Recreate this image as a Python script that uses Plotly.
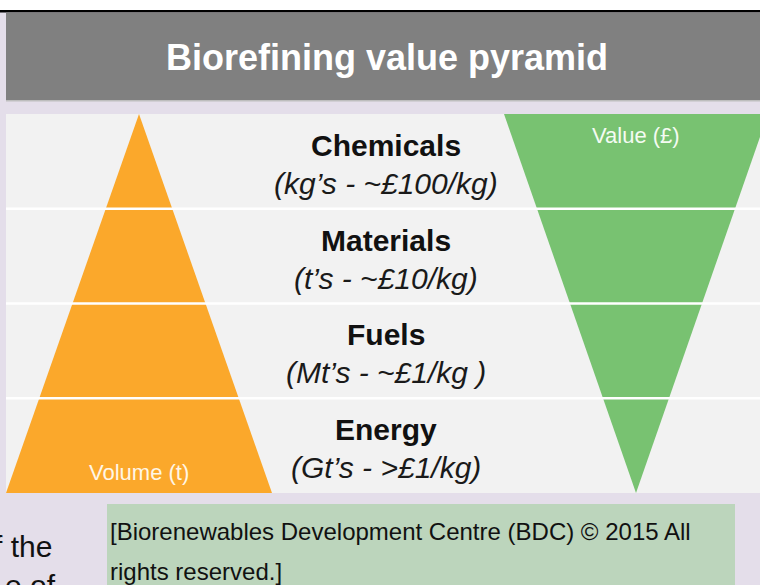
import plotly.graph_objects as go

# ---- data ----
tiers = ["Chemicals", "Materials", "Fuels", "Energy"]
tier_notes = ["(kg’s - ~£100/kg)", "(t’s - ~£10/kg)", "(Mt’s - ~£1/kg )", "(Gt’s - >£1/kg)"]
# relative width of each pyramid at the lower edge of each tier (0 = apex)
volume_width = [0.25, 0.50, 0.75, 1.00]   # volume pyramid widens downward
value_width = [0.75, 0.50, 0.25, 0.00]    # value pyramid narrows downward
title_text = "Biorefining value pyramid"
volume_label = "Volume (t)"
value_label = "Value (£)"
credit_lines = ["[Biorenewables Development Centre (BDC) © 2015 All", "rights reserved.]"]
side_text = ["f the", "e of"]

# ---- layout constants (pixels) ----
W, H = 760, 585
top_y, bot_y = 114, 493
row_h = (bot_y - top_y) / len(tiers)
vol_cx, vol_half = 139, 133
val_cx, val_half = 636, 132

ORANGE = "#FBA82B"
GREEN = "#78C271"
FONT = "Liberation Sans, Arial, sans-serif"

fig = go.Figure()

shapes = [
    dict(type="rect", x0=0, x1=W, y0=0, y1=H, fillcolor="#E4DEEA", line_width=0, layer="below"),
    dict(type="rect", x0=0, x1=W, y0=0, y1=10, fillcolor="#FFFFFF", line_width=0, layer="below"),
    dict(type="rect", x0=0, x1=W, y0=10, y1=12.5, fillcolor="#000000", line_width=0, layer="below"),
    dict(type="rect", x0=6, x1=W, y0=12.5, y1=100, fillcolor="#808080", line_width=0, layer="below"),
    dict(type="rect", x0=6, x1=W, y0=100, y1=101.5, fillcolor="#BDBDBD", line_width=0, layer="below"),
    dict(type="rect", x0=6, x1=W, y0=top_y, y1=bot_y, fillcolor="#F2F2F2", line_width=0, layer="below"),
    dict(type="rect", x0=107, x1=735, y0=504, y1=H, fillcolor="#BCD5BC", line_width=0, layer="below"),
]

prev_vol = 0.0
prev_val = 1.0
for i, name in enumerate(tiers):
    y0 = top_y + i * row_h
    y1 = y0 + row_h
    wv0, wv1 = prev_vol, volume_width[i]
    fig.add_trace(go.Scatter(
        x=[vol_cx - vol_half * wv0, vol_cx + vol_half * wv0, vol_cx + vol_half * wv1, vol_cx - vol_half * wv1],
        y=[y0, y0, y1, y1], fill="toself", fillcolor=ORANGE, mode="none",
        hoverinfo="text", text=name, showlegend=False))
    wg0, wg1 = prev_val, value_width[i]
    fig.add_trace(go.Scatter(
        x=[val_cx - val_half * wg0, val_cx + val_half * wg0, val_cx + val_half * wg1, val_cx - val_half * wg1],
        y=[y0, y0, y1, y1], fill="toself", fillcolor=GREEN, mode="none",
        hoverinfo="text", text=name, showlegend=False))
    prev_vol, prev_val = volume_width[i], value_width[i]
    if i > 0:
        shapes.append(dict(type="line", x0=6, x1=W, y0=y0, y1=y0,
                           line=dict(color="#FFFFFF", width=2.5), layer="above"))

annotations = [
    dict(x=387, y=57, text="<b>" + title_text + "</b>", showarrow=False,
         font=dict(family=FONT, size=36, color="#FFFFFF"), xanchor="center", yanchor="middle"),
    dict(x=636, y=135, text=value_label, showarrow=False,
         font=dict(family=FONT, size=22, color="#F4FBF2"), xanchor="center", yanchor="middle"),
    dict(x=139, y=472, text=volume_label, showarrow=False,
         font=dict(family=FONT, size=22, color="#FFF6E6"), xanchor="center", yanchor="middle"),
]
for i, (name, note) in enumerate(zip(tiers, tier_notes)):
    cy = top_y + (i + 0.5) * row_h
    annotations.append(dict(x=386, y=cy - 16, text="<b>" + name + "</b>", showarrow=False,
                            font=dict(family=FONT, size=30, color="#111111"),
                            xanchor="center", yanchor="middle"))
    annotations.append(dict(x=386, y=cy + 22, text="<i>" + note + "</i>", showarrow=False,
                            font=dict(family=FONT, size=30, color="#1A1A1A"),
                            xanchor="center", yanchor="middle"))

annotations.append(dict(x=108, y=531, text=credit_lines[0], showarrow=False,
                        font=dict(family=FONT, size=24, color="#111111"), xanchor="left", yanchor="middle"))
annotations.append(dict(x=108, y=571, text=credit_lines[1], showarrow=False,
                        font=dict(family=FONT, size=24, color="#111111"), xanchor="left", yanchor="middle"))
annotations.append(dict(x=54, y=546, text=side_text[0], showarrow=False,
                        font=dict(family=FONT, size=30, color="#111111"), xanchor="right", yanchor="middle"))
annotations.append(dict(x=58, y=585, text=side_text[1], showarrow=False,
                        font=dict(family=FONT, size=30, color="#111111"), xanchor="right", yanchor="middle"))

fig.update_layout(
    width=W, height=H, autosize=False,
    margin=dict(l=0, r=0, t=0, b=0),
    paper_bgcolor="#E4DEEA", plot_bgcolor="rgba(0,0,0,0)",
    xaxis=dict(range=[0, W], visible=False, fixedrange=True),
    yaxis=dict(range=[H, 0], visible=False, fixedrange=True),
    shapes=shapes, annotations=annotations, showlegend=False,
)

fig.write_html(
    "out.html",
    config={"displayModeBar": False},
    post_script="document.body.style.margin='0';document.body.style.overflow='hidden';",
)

○ ○ ○ ○

WRITTEN PROBLEM:
Leave out the pictures, then repeat the listing above exactly from its first line to the line with "fig = go.Figure()", inclusive.

ANSWER FOR THE TASK:
Recreate this image as a Python script that uses Plotly.
import plotly.graph_objects as go

# ---- data ----
tiers = ["Chemicals", "Materials", "Fuels", "Energy"]
tier_notes = ["(kg’s - ~£100/kg)", "(t’s - ~£10/kg)", "(Mt’s - ~£1/kg )", "(Gt’s - >£1/kg)"]
# relative width of each pyramid at the lower edge of each tier (0 = apex)
volume_width = [0.25, 0.50, 0.75, 1.00]   # volume pyramid widens downward
value_width = [0.75, 0.50, 0.25, 0.00]    # value pyramid narrows downward
title_text = "Biorefining value pyramid"
volume_label = "Volume (t)"
value_label = "Value (£)"
credit_lines = ["[Biorenewables Development Centre (BDC) © 2015 All", "rights reserved.]"]
side_text = ["f the", "e of"]

# ---- layout constants (pixels) ----
W, H = 760, 585
top_y, bot_y = 114, 493
row_h = (bot_y - top_y) / len(tiers)
vol_cx, vol_half = 139, 133
val_cx, val_half = 636, 132

ORANGE = "#FBA82B"
GREEN = "#78C271"
FONT = "Liberation Sans, Arial, sans-serif"

fig = go.Figure()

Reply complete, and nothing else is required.